El intelectual insular no se atreve a ser crítico ni a cuestionar el poder. No se atreve a pronunciar una palabra esencial, rebelde y luminosa. No se atreve a decir, por ejemplo, que el estado de emergencia nacional -impuesto ya cinco veces consecutivas- sólo favorece a los inquilinos del Palacio Nacional. Porque bien se sabe que no favorece a nadie más que al partido de gobierno y a su candidato oficial. Y porque, además, es demasiado obvio que, en desigualdad de condiciones, ese estado excepcional sólo sirve para un ejercicio taimado del partido oficial que explota las necesidades y carencias de la gente más pobre en nombre de la “ayuda social”.

No se puede gobernar con inocencia, ni se puede ser inocente desde los privilegios del poder. Buena parte de los intelectuales y artistas dominicanos, convertidos en burócratas y gestores culturales –en empleados de la nómina del Estado- apoyan a una clase política corrupta, ilegítimamente enriquecida, cada vez más encerrada en sí misma, que sólo habla y trata entre sí, totalmente ajena a los intereses y las necesidades de sus ciudadanos. Cuando no lo defiende en público, el sector cultural y artístico empleado del poder oficial calla y encubre la corrupción y la perversión de ese poder al que sirve y del que se beneficia.

No hay valores ni ideales superiores, no hay ideas nobles, no hay convicciones sinceras que sustenten su conducta moral. No hay convicción sino conveniencia. La nuestra es una burocracia cultural parasitaria y envilecida, siempre sumisa al poder de turno, pendiente solo a favores y servicios, a los beneficios y privilegios que resultan de sus cargos, a los buenos salarios devengados, a los sueldos de lujo, una burocracia completamente inútil para la que el arte y la cultura son sólo barniz y trampolín para trepar y escalar, indolente, servil por vocación, incapaz de generar políticas culturales verdaderamente transformadoras.

¿Cómo se puede ser tan deshonesto y descarado para declarar públicamente que un candidato con serios problemas cognitivos “es el candidato con mayor visión, disposición y decisión para asumir las acciones que se requieren en términos de política cultural para el desarrollo integral de la nación”? En este país la política cultural es un simulacro del Estado: siempre ha estado determinada por la cultura política, medularmente clientelar y rentista. Las diversas gestiones del Ministerio de Cultura (3 titulares en 8 años), igualmente inútiles e ineficaces, han desvirtuado y degradado la cultura o bien a mero espectáculo, o bien a ornamento, decorado estético, artículo de lujo para deleite de unos pocos. Las políticas culturales han sido subordinadas a las veleidades del poder político. Por eso, la mayor defección hacia el arte y la cultura no proviene de la clase política gobernante, sino de ese bochornoso sector cultural y artístico que se le ofrece en bandeja, que le sirve y le apoya servilmente.

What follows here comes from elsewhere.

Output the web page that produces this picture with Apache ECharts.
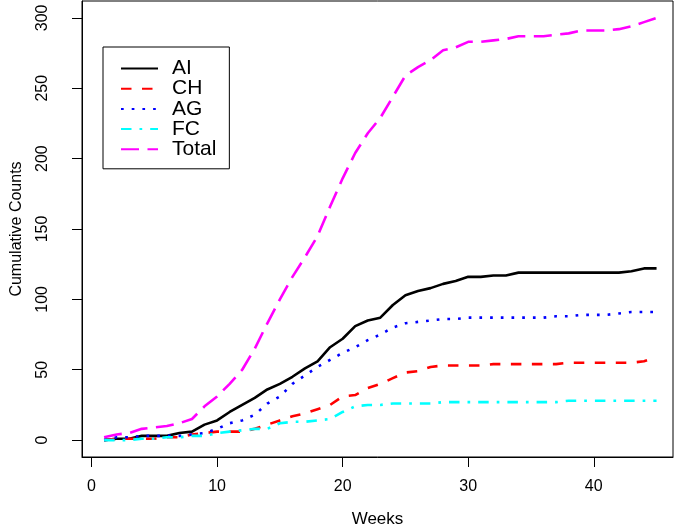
<!DOCTYPE html>
<html><head><meta charset="utf-8">
<script src="https://cdn.jsdelivr.net/npm/echarts@6/dist/echarts.min.js"></script>
<style>html,body{margin:0;padding:0;background:#fff}#c{width:679px;height:529px}</style>
</head><body><div id="c"></div>
<script>
// Data
const weeks = [1,2,3,4,5,6,7,8,9,10,11,12,13,14,15,16,17,18,19,20,21,22,23,24,25,26,27,28,29,30,31,32,33,34,35,36,37,38,39,40,41,42,43,44,45];
const AI = [0,1,1,3,3,3,5,6,11,14, 20,25,30,36,40,45,51,56,66,72, 81,85,87,96,103,106,108,111,113,116, 116,117,117,119,119,119,119,119,119,119, 119,119,120,122,122];
const CH = [0,1,1,1,1,2,2,4,5,6, 6,6,8,11,14,17,19,22,25,31, 32,37,40,44,48,49,52,53,53,53, 53,54,54,54,54,54,54,55,55,55, 55,55,55,56,59];
const AG = [0,2,2,3,3,3,3,4,5,8, 12,14,18,26,31,40,46,52,57,62, 66,71,75,80,83,84,85,86,86,87, 87,87,87,87,87,87,88,88,89,89, 89,90,91,91,91];
const FC = [0,0,0,1,1,2,2,3,3,5, 6,7,8,8,12,13,13,14,15,20, 24,25,25,26,26,26,26,27,27,27, 27,27,27,27,27,27,27,28,28,28, 28,28,28,28,28];
const Total = [2,4,5,8,9,10,12,15,24,31, 40,50,65,83,100,116,130,145,166,186, 204,218,229,244,259,265,270,277,279,283, 283,284,285,287,287,287,288,289,291,291, 291,292,294,297,300];
const xTicks = [0,10,20,30,40];
const yTicks = [0,50,100,150,200,250,300];

const FONT = '"Liberation Sans", Arial, Helvetica, sans-serif';
const chart = echarts.init(document.getElementById('c'), null, {renderer:'canvas'});

function mk(name, data, color, dash) {
  return {
    name: name, type: 'line', data: weeks.map((w, i) => [w, data[i]]),
    symbol: 'none', showSymbol: false, smooth: false,
    lineStyle: {color: color, width: 2.6, type: dash, cap: 'butt', join: 'round'},
    itemStyle: {color: color},
    emphasis: {disabled: true}, animation: false
  };
}

const option = {
  animation: false,
  backgroundColor: '#fff',
  grid: {left: 82, right: 6, top: 1, bottom: 72, show: true, borderColor: '#000', borderWidth: 1,
         backgroundColor: 'transparent', containLabel: false, outerBoundsMode: 'none'},
  xAxis: {
    type: 'value', min: -0.76, max: 46.31,
    axisLine: {show: true, onZero: false, lineStyle: {color: '#000', width: 1}},
    axisTick: {show: true, customValues: xTicks, length: 10, inside: false, lineStyle: {color: '#000', width: 1}},
    axisLabel: {customValues: xTicks, margin: 22, fontSize: 16, color: '#000', fontFamily: FONT},
    splitLine: {show: false},
    name: 'Weeks', nameLocation: 'middle', nameGap: 54,
    nameTextStyle: {fontSize: 17, color: '#000', fontFamily: FONT}
  },
  yAxis: {
    type: 'value', min: -12, max: 312,
    axisLine: {show: true, onZero: false, lineStyle: {color: '#000', width: 1}},
    axisTick: {show: true, customValues: yTicks, length: 10, inside: false, lineStyle: {color: '#000', width: 1}},
    axisLabel: {customValues: yTicks, margin: 31, rotate: 90, fontSize: 16, color: '#000', fontFamily: FONT},
    splitLine: {show: false},
    name: 'Cumulative Counts', nameLocation: 'middle', nameGap: 57, nameRotate: 90,
    nameTextStyle: {fontSize: 16, color: '#000', fontFamily: FONT}
  },
  legend: {
    orient: 'vertical', left: 103, top: 47,
    padding: [11, 13, 9, 17], itemGap: -0.8, itemWidth: 37, itemHeight: 20,
    borderColor: '#000', borderWidth: 1, backgroundColor: '#fff',
    itemStyle: {opacity: 0, borderWidth: 0},
    textStyle: {fontSize: 21, lineHeight: 20, color: '#000', fontFamily: FONT, padding: [0, 0, 0, 9]},
    data: ['AI', 'CH', 'AG', 'FC', 'Total'],
    selectedMode: false
  },
  series: [
    mk('AI', AI, '#000000', 'solid'),
    mk('CH', CH, '#FF0000', [10.5, 10.5]),
    mk('AG', AG, '#0000FF', [2.7, 8]),
    mk('FC', FC, '#00FFFF', [10.5, 8, 2.7, 8]),
    mk('Total', Total, '#FF00FF', [18, 8.5])
  ]
};
chart.setOption(option);
</script>
</body></html>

Hay que apostar por otro modelo de trabajo cultural: nuevo, distinto, alternativo, capaz de empoderar a la juventud creadora y de erradicar la cultura política clientelar y rentista. Hay que apostar por un modelo de acción cultural inclusivo, dinámico y transformativo, por una nueva praxis dirigida al sujeto social para transformar los espacios artísticos y culturales en verdaderos espacios de goce, experiencia y conocimiento para la ciudadanía. Hay que apostar, en fin, por un verdadero empoderamiento cultural capaz de crear un nuevo sujeto y una nueva cultura ciudadana en la República Dominicana. Pero para ello es forzoso romper con las viejas y perversas prácticas políticas.

El palestino Edward Said acuñó una frase que se ha hecho célebre: “Speak truth to power” (“Decirle la verdad al poder”). No conozco otro modo digno posible de tratar con el poder. Al poder se le habla claro, se le dice la verdad y se le responde que no.